China and Nepal are seeking to promote pragmatic cooperation in various sectors under the Belt and Road Initiative (BRI), and projects such as ports, highways and hydropower facilities are progressing steadily and have brought benefits for the development of Nepal, a Chinese official said on Tuesday.
The comment came after US Deputy Assistant Secretary of Defense for South and Southeast Asia Joe Felter said during a visit to Nepal that some activities associated with the BRI are very much in China's interests and not necessarily in the interests of the country involved, which can be seen in increasing debt burdens, the Kathmandu Post reported on Tuesday.
"We welcome a constructive relationship with China, we welcome the investment by China, as long as that investment is designed to serve the interests of Nepal and not just China," he was quoted as saying in the report.
Felter also said that China should improve its transparency in the quality of its investments.
Nepal and China signed a memorandum of understanding on the BRI in May 2017 in Kathmandu.
The BRI follows the rule of shared benefits through consultation and contribution. While advancing the initiative, China upholds the principles of equality, openness and transparency, and it sticks to enterprise-oriented market operations as well as market rules and well-accepted international rules, Chinese Ambassador to Nepal Hou Yanqi told the Global Times on Tuesday.
"The support and assistance China has offered have no political strings attached and [China] does not interfere in [Nepal's] domestic affairs," Hou said. "They welcome and appreciate what China has done, and commend China as the most trustworthy partner of all the participating countries, including Nepal."
The ambassador said that insufficient industrial capacity, lack of internal development capability, backward infrastructure and financing difficulties constitute bottlenecks for the development of many underdeveloped countries.
"Having faced the same problems over quite a long time, China shares the feelings of these developing countries."
"So we know their pressing needs and have conducted mutually beneficial cooperation with these countries…with no political strings attached, based on our own experience," she said.
If a country cannot provide help for developing countries, it should at least refrain from blocking others from assisting these developing countries. Even less should it diminish the benefits for these people to serve its own political needs and sow discord, according to Hou.

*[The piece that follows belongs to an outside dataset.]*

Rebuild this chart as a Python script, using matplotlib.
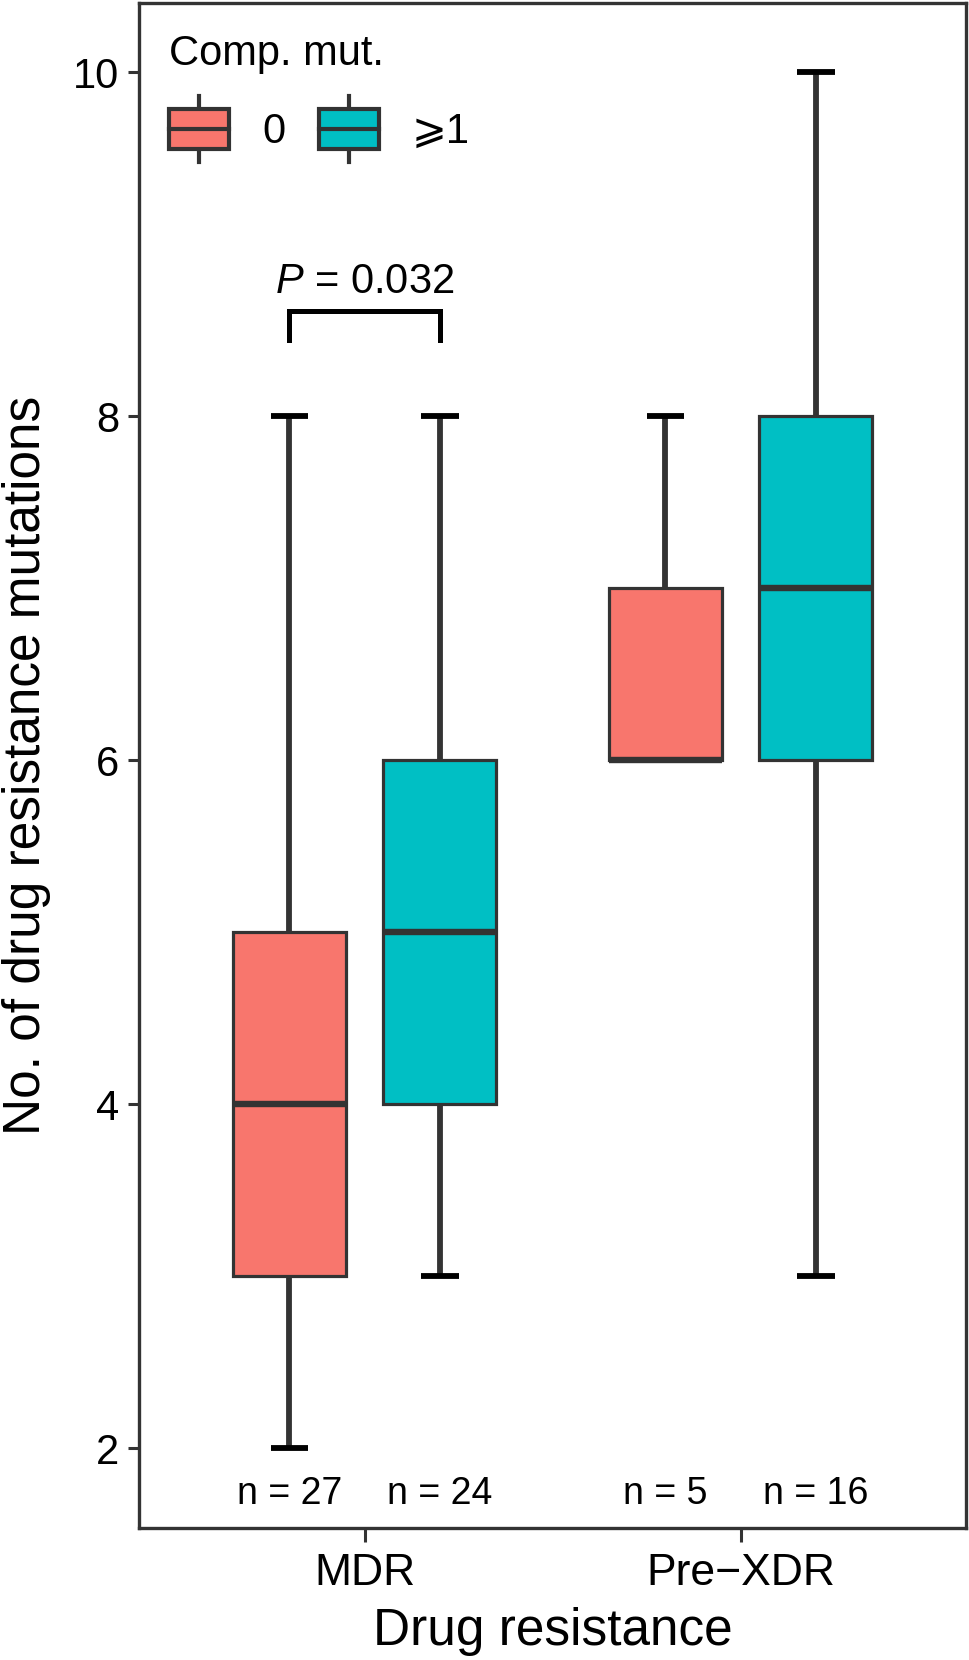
import matplotlib
matplotlib.use('Agg')
import matplotlib.pyplot as plt
from matplotlib.legend_handler import HandlerBase
from matplotlib.patches import Rectangle, Patch
from matplotlib.lines import Line2D

# ---------------- data ----------------
groups = ['MDR', 'Pre\u2212XDR']
levels = ['0', '\u2a7e1']
colors = ['#F8766D', '#00BFC4']

# per level, values for [MDR, Pre-XDR]
whislo_0 = [2, 6]
q1_0 = [3, 6]
med_0 = [4, 6]
q3_0 = [5, 7]
whishi_0 = [8, 8]
n_0 = [27, 5]

whislo_1 = [3, 3]
q1_1 = [4, 6]
med_1 = [5, 7]
q3_1 = [6, 8]
whishi_1 = [8, 10]
n_1 = [24, 16]

p_value = '0.032'
yticks = [2, 4, 6, 8, 10]

# ---------------- style ----------------
plt.rcParams['font.family'] = ['Liberation Sans', 'DejaVu Sans']
plt.rcParams['mathtext.fontset'] = 'custom'
plt.rcParams['mathtext.it'] = 'Liberation Sans:italic'
plt.rcParams['mathtext.rm'] = 'Liberation Sans'
dark = '#333333'

fig = plt.figure(figsize=(9.69, 16.6), dpi=100)
ax = fig.add_axes([0.1434, 0.0795, 0.8536, 0.9185])

offsets = [-0.2, 0.2]
level_data = [
    (whislo_0, q1_0, med_0, q3_0, whishi_0, n_0),
    (whislo_1, q1_1, med_1, q3_1, whishi_1, n_1),
]
for j, (wlo, q1, med, q3, whi, nn) in enumerate(level_data):
    for i in range(len(groups)):
        pos = i + 1 + offsets[j]
        stats = [dict(whislo=wlo[i], q1=q1[i], med=med[i], q3=q3[i], whishi=whi[i], fliers=[])]
        ax.bxp(stats, positions=[pos], widths=0.3, capwidths=0.1,
               patch_artist=True, showfliers=False,
               boxprops=dict(facecolor=colors[j], edgecolor=dark, linewidth=2.3, zorder=3),
               whiskerprops=dict(color=dark, linewidth=4.2, zorder=2, solid_capstyle='butt'),
               capprops=dict(color='black', linewidth=4.2, zorder=2, solid_capstyle='butt'),
               medianprops=dict(color=dark, linewidth=4.6, zorder=4, solid_capstyle='butt'),
               manage_ticks=False)
        ax.text(pos, 1.73, f'n = {nn[i]}', ha='center', va='center', fontsize=27, color='black')

# significance bracket between MDR groups
x1 = 1 + offsets[0]
x2 = 1 + offsets[1]
ax.plot([x1, x1, x2, x2], [8.44, 8.61, 8.61, 8.44], color='black', linewidth=3.6,
        solid_joinstyle='miter', zorder=5)
ax.text((x1 + x2) / 2, 8.78, '$P$ = ' + p_value, ha='center', va='center', fontsize=30)

ax.set_xlim(0.4, 2.6)
ax.set_ylim(1.535, 10.4)
ax.set_xticks([1, 2])
ax.set_xticklabels(groups)
ax.set_yticks(yticks)
ax.set_yticklabels([str(t) for t in yticks])
ax.tick_params(axis='x', labelsize=32, length=10, width=2.2, color=dark, pad=8)
ax.tick_params(axis='y', labelsize=30, length=8, width=2.2, color=dark, pad=6)
for sp in ax.spines.values():
    sp.set_linewidth(2.4)
    sp.set_color(dark)
ax.set_xlabel('Drug resistance', fontsize=37, labelpad=9)
ax.set_ylabel('No. of drug resistance mutations', fontsize=37, labelpad=16)


class BoxHandler(HandlerBase):
    def create_artists(self, legend, orig_handle, xdescent, ydescent, width, height, fontsize, trans):
        fc = orig_handle.get_facecolor()
        x0, y0 = -xdescent, -ydescent
        cx = x0 + width / 2
        ext = height * 0.33
        wl = Line2D([cx, cx], [y0 - ext, y0 + height + ext], color=dark, linewidth=3.0, transform=trans)
        r = Rectangle((x0, y0), width, height, facecolor=fc, edgecolor=dark, linewidth=3.0, transform=trans)
        ml = Line2D([x0, x0 + width], [y0 + height / 2] * 2, color=dark, linewidth=3.0, transform=trans)
        return [wl, r, ml]


handles = [Patch(facecolor=c) for c in colors]
leg = ax.legend(handles, levels, title='Comp. mut.', ncol=2, frameon=False,
                loc='upper left', bbox_to_anchor=(0.036, 0.980), fontsize=30, title_fontsize=30,
                handler_map={Patch: BoxHandler()}, handlelength=1.44, handleheight=1.08,
                handletextpad=0.8, columnspacing=0.8, borderpad=0, borderaxespad=0,
                labelspacing=0.85, alignment='left')

fig.savefig('out.png', dpi=100)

Though faced with plentiful facts and statistics, the relevant country has played up the so-called issue of non-transparency of China's investment and increasing debt burdens from the BRI and made irresponsible remarks out of its political needs, the ambassador said.
It is "very ridiculous" for some to attempt to interfere in friendly cooperation between China and Nepal, Hou said.
"I hope that the relevant country can do more practical things for developing countries, instead of making indiscreet remarks or criticisms. It is my belief that the cooperation under the BRI between China and Nepal will continue to produce new and greater achievements, benefiting the two countries and the two peoples."
Minister for Foreign Affairs of Nepal Pradeep Gyawali said the BRI can contribute significantly to changing Nepal's growth landscape and the "debt trap rumor in Nepal is aimed at instilling fear."
"The BRI is a big economic concept and people are free to interpret it [the way they want]. But for Nepal, it is an important project that can make a huge contribution to our efforts to change our development landscape," Gyawali was quoted as saying in another report by the Kathmandu Post.
"Nepal wants to be a part of it so that we can diversify our trade and transit facilities, among other issues," he said. "We want to rise above one-sided dependency."
When talking of concerns of a debt trap, the minister said "I don't think there is any confusion in Nepal about this. I believe this is an imported psychology."